» Given material:
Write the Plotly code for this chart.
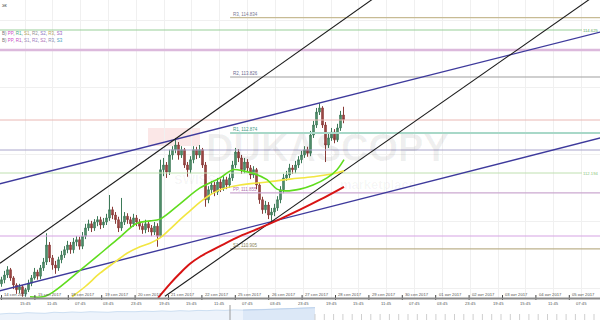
import plotly.graph_objects as go

# ---------------- data ----------------
bar_open = [110.31,110.38,110.46,110.55,110.41,110.29,110.21,110.26,110.14,110.21,
            110.32,110.41,110.51,110.44,110.58,110.68,110.97,110.75,110.63,110.58,
            110.72,110.80,110.89,110.97,110.89,111.02,111.06,110.95,111.12,111.26,
            111.33,111.26,111.36,111.40,111.31,111.36,111.43,111.57,111.48,111.40,
            111.26,111.36,111.46,111.40,111.33,111.43,111.36,111.29,111.23,111.33,
            111.26,111.19,111.29,111.12,112.25,112.33,112.21,112.50,112.59,112.67,
            112.50,112.59,112.33,112.25,112.42,112.59,112.50,112.59,112.33,111.74,
            111.91,111.99,111.87,112.04,111.94,112.08,111.99,112.11,112.33,112.55,
            112.45,112.25,112.38,112.28,112.16,112.25,111.99,111.74,111.57,111.65,
            111.48,111.53,111.60,111.74,111.91,112.11,112.16,112.28,112.25,112.33,
            112.42,112.50,112.59,112.53,112.84,113.01,113.23,113.30,113.01,112.67,
            112.79,112.89,112.76,112.96,113.18]
bar_high = [110.43,110.53,110.61,110.58,110.44,110.32,110.31,110.29,110.24,110.38,
            110.46,110.58,110.55,110.63,110.75,111.17,111.02,110.80,110.70,110.77,
            110.87,110.95,111.04,111.02,111.09,111.12,111.11,111.19,111.33,111.40,
            111.38,111.41,111.46,111.45,111.43,111.50,111.82,111.62,111.53,111.45,
            111.77,111.53,111.51,111.45,111.50,111.48,111.41,111.34,111.40,111.38,
            111.31,111.36,111.34,112.42,112.45,112.38,112.59,112.65,112.79,112.72,
            112.65,112.62,112.38,112.48,112.65,112.64,112.67,112.62,112.38,111.97,
            112.06,112.04,112.11,112.09,112.14,112.13,112.18,112.40,112.62,112.60,
            112.50,112.45,112.43,112.33,112.31,112.28,112.04,111.79,111.72,111.70,
            111.60,111.67,111.80,111.97,112.18,112.23,112.35,112.33,112.40,112.48,
            112.57,112.65,112.64,112.91,113.08,113.30,113.38,113.33,113.06,112.86,
            112.96,112.94,113.03,113.25,113.32]
bar_low = [110.26,110.32,110.41,110.36,110.22,110.14,110.15,110.09,110.09,110.17,
           110.27,110.38,110.38,110.39,110.53,110.63,110.68,110.55,110.48,110.53,
           110.66,110.75,110.83,110.82,110.83,110.95,110.89,110.90,111.07,111.21,
           111.19,111.21,111.29,111.24,111.26,111.31,111.38,111.41,111.33,111.19,
           111.21,111.31,111.33,111.26,111.28,111.29,111.23,111.16,111.17,111.19,
           111.12,111.14,110.94,111.09,112.14,112.11,112.16,112.42,112.53,112.42,
           112.45,112.28,112.13,112.19,112.36,112.43,112.45,112.28,111.62,111.68,
           111.84,111.80,111.82,111.87,111.89,111.92,111.94,112.06,112.28,112.38,
           112.18,112.19,112.21,112.09,112.11,111.92,111.67,111.50,111.51,111.41,
           111.38,111.46,111.55,111.68,111.85,112.06,112.11,112.18,112.19,112.28,
           112.36,112.45,112.47,112.48,112.79,112.96,113.18,112.96,112.38,112.62,
           112.74,112.70,112.72,112.91,113.04]
bar_close = [110.38,110.46,110.55,110.41,110.29,110.21,110.26,110.14,110.21,110.32,
             110.41,110.51,110.44,110.58,110.68,110.97,110.75,110.63,110.58,110.72,
             110.80,110.89,110.97,110.89,111.02,111.06,110.95,111.12,111.26,111.33,
             111.26,111.36,111.40,111.31,111.36,111.43,111.57,111.48,111.40,111.26,
             111.36,111.46,111.40,111.33,111.43,111.36,111.29,111.23,111.33,111.26,
             111.19,111.29,111.12,112.25,112.33,112.21,112.50,112.59,112.67,112.50,
             112.59,112.33,112.25,112.42,112.59,112.50,112.59,112.33,111.74,111.91,
             111.99,111.87,112.04,111.94,112.08,111.99,112.11,112.33,112.55,112.45,
             112.25,112.38,112.28,112.16,112.25,111.99,111.74,111.57,111.65,111.48,
             111.53,111.60,111.74,111.91,112.11,112.16,112.28,112.25,112.33,112.42,
             112.50,112.59,112.53,112.84,113.01,113.23,113.30,113.01,112.67,112.79,
             112.89,112.76,112.96,113.18,113.10]
bar_index = list(range(len(bar_close)))

ma_green_x = [9.5,13.83,17.17,27.17,38.5,45.17,49.5,52.83,59.5,66.17,72.83,77.17,80.5,83.83,88.5,91.83,94.5,99.5,103.83,108.5,111.83,114.17]
ma_green_y = [110.09,110.09,110.17,110.58,111.06,111.34,111.38,111.41,111.67,111.94,112.11,112.25,112.23,112.19,112.08,111.92,111.89,111.92,111.99,112.11,112.25,112.42]
ma_yellow_x = [23.5,27.83,32.83,37.83,41.83,46.17,49.5,52.83,56.17,59.5,62.83,66.17,69.5,72.83,79.5,88.5,96.17,103.83,110.5,114.17]
ma_yellow_y = [110.09,110.26,110.49,110.68,110.83,110.94,111.00,111.09,111.24,111.40,111.55,111.70,111.82,111.91,111.99,112.04,112.09,112.13,112.18,112.23]
ma_red_x = [52.17,56.17,59.5,62.83,66.17,72.83,79.5,86.17,92.83,99.5,106.17,114.17]
ma_red_y = [110.07,110.31,110.49,110.65,110.77,110.95,111.12,111.26,111.41,111.57,111.74,111.96]

trend_black1 = ([-0.5, 132.83], [110.66, 115.48])
trend_black2 = ([54.5, 202.83], [110.10, 115.39])
trend_blue1 = ([-2.17, 201.17], [111.99, 114.61])
trend_blue2 = ([-2.17, 201.17], [110.17, 112.81])

full_levels = [114.625, 114.285, 113.095, 112.585, 112.194, 111.123]
full_colors = ["#98cf98", "#dcb9dc", "#eab8b4", "#aaa6cc", "#bfe0b0", "#d6a3e4"]
full_widths = [1, 2.5, 1, 1, 1, 1.2]
full_end = [193.5, 199.5, 199.5, 199.5, 193.5, 199.5]

week_names = ["R3", "R2", "R1", "PP", "S1"]
week_levels = [114.834, 113.826, 112.874, 111.855, 110.905]
week_colors = ["#c7bb94", "#a0a0a0", "#a8d8c8", "#cba8d0", "#bdb28c"]
week_widths = [1.2, 1.2, 2.2, 1.2, 1.2]
week_text = ["#7a7a95", "#6a6a90", "#3f9a86", "#b070b0", "#8a7f55"]
week_start = 76.2

date_labels = ["14 сен 2017","15 сен 2017","18 сен 2017","19 сен 2017","20 сен 2017","21 сен 2017",
               "22 сен 2017","25 сен 2017","26 сен 2017","27 сен 2017","28 сен 2017","29 сен 2017",
               "30 сен 2017","01 окт 2017","02 окт 2017","03 окт 2017","04 окт 2017","05 окт 2017"]
time_labels = ["19:45","15:45","11:45","07:45","03:45","23:45","19:45","15:45","11:45","07:45","03:45",
               "23:45","19:45","15:45","11:45","07:45","03:45","23:45","19:45","15:45","11:45","07:45"]

nav_vals = [0.45,0.5,0.48,0.55,0.52,0.5,0.58,0.55,0.6,0.57,0.62,0.6,0.58,0.63,0.6,0.62,0.66,0.64,
            0.68,0.65,0.7,0.67,0.72,0.7,0.74,0.72,0.76,0.74,0.78,0.77,0.8,0.82,0.85,0.83,0.88,0.92]

# ---------------- layout helpers ----------------
W, H = 600, 320
PX_PER_BAR = 3.0
DAY_BARS = 33.4 / PX_PER_BAR
TICK_BARS = 27.83 / PX_PER_BAR
date_ticks = [DAY_BARS * k for k in range(len(date_labels))]
time_ticks = [(25 - 1.5) / PX_PER_BAR + TICK_BARS * (k - 1) for k in range(len(time_labels))]
FONT = "Liberation Sans, Arial, sans-serif"

def py(pix):  # paper y from pixel from top
    return 1 - pix / H

fig = go.Figure()

for lv, c, w, e in zip(full_levels, full_colors, full_widths, full_end):
    fig.add_trace(go.Scatter(x=[-0.5, e], y=[lv, lv], mode="lines",
                             line=dict(color=c, width=w), hoverinfo="skip"))
for lv, c, w in zip(week_levels, week_colors, week_widths):
    fig.add_trace(go.Scatter(x=[week_start, 199.5], y=[lv, lv], mode="lines",
                             line=dict(color=c, width=w), hoverinfo="skip"))

for (tx, ty), c, w in [(trend_blue1, "#3e3a9c", 1.4), (trend_blue2, "#3e3a9c", 1.4),
                       (trend_black1, "#1c1c1c", 1.1), (trend_black2, "#1c1c1c", 1.1)]:
    fig.add_trace(go.Scatter(x=tx, y=ty, mode="lines", line=dict(color=c, width=w), hoverinfo="skip"))

fig.add_trace(go.Candlestick(x=bar_index, open=bar_open, high=bar_high, low=bar_low, close=bar_close,
                             increasing=dict(line=dict(color="#3d7a58", width=1), fillcolor="#5f9c78"),
                             decreasing=dict(line=dict(color="#8a3b38", width=1), fillcolor="#a8514d"),
                             whiskerwidth=0))

fig.add_trace(go.Scatter(x=ma_yellow_x, y=ma_yellow_y, mode="lines", line=dict(color="#f2e641", width=1.6, shape="spline")))
fig.add_trace(go.Scatter(x=ma_green_x, y=ma_green_y, mode="lines", line=dict(color="#5fdc1e", width=1.6, shape="spline")))
fig.add_trace(go.Scatter(x=ma_red_x, y=ma_red_y, mode="lines", line=dict(color="#d81414", width=2.0, shape="spline")))

nav_x = list(range(len(nav_vals)))
fig.add_trace(go.Scatter(x=nav_x, y=nav_vals, xaxis="x2", yaxis="y2", mode="lines", fill="tozeroy",
                         fillcolor="#edf3fb", line=dict(color="#cddff2", width=1)))
fig.add_trace(go.Scatter(x=nav_x[27:], y=nav_vals[27:], xaxis="x2", yaxis="y2", mode="lines", fill="tozeroy",
                         fillcolor="#dce8f7", line=dict(color="#bdd2ec", width=1)))

annotations = []
shapes = []

# watermark
shapes.append(dict(type="rect", xref="paper", yref="paper", x0=148 / W, x1=200 / W,
                   y0=py(146), y1=py(128), fillcolor="rgba(225,70,70,0.13)", line=dict(width=0), layer="below"))
annotations.append(dict(text="<b>DUKASCOPY</b>", xref="paper", yref="paper", x=327 / W, y=py(148),
                        showarrow=False, font=dict(family=FONT, size=38, color="rgba(0,0,0,0.06)")))
annotations.append(dict(text="<b>SWISS</b>", xref="paper", yref="paper", x=172 / W, y=py(179),
                        showarrow=False, font=dict(family=FONT, size=13, color="rgba(0,0,0,0.045)")))
annotations.append(dict(text="<b>marketplace</b>", xref="paper", yref="paper", x=378 / W, y=py(184),
                        showarrow=False, font=dict(family=FONT, size=13, color="rgba(0,0,0,0.045)")))

for n, lv, tc in zip(week_names, week_levels, week_text):
    annotations.append(dict(text=f"{n}, {lv:.3f}", x=week_start + 0.4, y=lv, xref="x", yref="y",
                            xanchor="left", yanchor="bottom", showarrow=False, yshift=-1,
                            font=dict(family=FONT, size=4.5, color=tc)))
annotations.append(dict(text=f"{full_levels[0]:.3f}", x=1, y=full_levels[0], xref="paper", yref="y",
                        xanchor="right", yanchor="middle", showarrow=False,
                        font=dict(family=FONT, size=4.2, color="#5aa85a")))
annotations.append(dict(text=f"{full_levels[4]:.3f}", x=1, y=full_levels[4], xref="paper", yref="y",
                        xanchor="right", yanchor="middle", showarrow=False,
                        font=dict(family=FONT, size=4.2, color="#8cc47a")))

def span(t, c):
    return f'<span style="color:{c}">{t}</span>'
row1 = span("B) ", "#777") + ", ".join([span("PP", "#d050c8"), span("R1", "#3fae7e"), span("S1", "#b3a35c"),
                                        span("R2", "#8f8f8f"), span("S2", "#8a74c4"), span("R3", "#b3a35c"),
                                        span("S3", "#9a5cc4")])
row2 = span("B) ", "#777") + ", ".join([span("PP", "#d050c8"), span("R1", "#c050c0"), span("S1", "#a08ab8"),
                                        span("R2", "#9a7cc0"), span("S2", "#b070b8"), span("R3", "#8a8ab0"),
                                        span("S3", "#3fa0c0")])
for r, yy in [(row1, 33), (row2, 40)]:
    annotations.append(dict(text=r, xref="paper", yref="paper", x=0, y=py(yy), xanchor="left",
                            yanchor="middle", showarrow=False, font=dict(family=FONT, size=4.5)))
annotations.append(dict(text="эк", xref="paper", yref="paper", x=0, y=py(5), xanchor="left",
                        yanchor="middle", showarrow=False, font=dict(family=FONT, size=5, color="#555")))

for t, lab in zip(date_ticks, date_labels):
    annotations.append(dict(text=lab, x=t + 0.3, y=py(294.5), xref="x", yref="paper", xanchor="left",
                            yanchor="middle", showarrow=False, font=dict(family=FONT, size=4.2, color="#555")))
    shapes.append(dict(type="line", xref="x", yref="paper", x0=t, x1=t, y0=py(300), y1=py(295),
                       line=dict(color="#444", width=1)))
for t, lab in zip(time_ticks, time_labels):
    annotations.append(dict(text=lab, x=t, y=py(303.5), xref="x", yref="paper", xanchor="center",
                            yanchor="middle", showarrow=False, font=dict(family=FONT, size=4.2, color="#555")))

shapes.append(dict(type="line", xref="paper", yref="paper", x0=0, x1=1, y0=py(298.5), y1=py(298.5),
                   line=dict(color="#8c8c8c", width=2)))
shapes.append(dict(type="line", xref="paper", yref="paper", x0=230 / W, x1=230 / W, y0=0, y1=py(305),
                   line=dict(color="#9a9a9a", width=1)))
k = 0
while 315 + 9.3 * k < W:
    xx = (315 + 9.3 * k) / W
    shapes.append(dict(type="line", xref="paper", yref="paper", x0=xx, x1=xx, y0=0, y1=py(314),
                       line=dict(color="#cfcfcf", width=1)))
    k += 1

grid_prices = [114.795, 113.656, 112.517, 111.378, 110.239]

fig.update_layout(
    width=W, height=H, autosize=False,
    margin=dict(l=0, r=0, t=0, b=0, pad=0),
    paper_bgcolor="white", plot_bgcolor="white",
    showlegend=False,
    xaxis=dict(domain=[0, 1], range=[-0.5, 199.5], anchor="y", tickvals=time_ticks, showticklabels=False,
               showgrid=True, gridcolor="#f0f0f0", gridwidth=1, zeroline=False, showline=False, ticks="",
               rangeslider=dict(visible=False), fixedrange=True),
    yaxis=dict(domain=[1 - 298 / H, 1], range=[110.069, 115.135], anchor="x", tickvals=grid_prices,
               showticklabels=False, showgrid=True, gridcolor="#f0f0f0", zeroline=False, showline=False, ticks=""),
    xaxis2=dict(domain=[0, 1], range=[0, 35 * W / 315], anchor="y2", visible=False),
    yaxis2=dict(domain=[0, 14 / H], range=[0, 1.05], anchor="x2", visible=False),
    annotations=annotations,
    shapes=shapes,
    font=dict(family=FONT),
)

fig.write_html("out.html")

» What the task requires: Return only the lines running from the top of the data to the line that holds "import plotly.graph_objects as go". Include both of those lines, but skip the pictures.

» Completed task:
Write the Plotly code for this chart.
import plotly.graph_objects as go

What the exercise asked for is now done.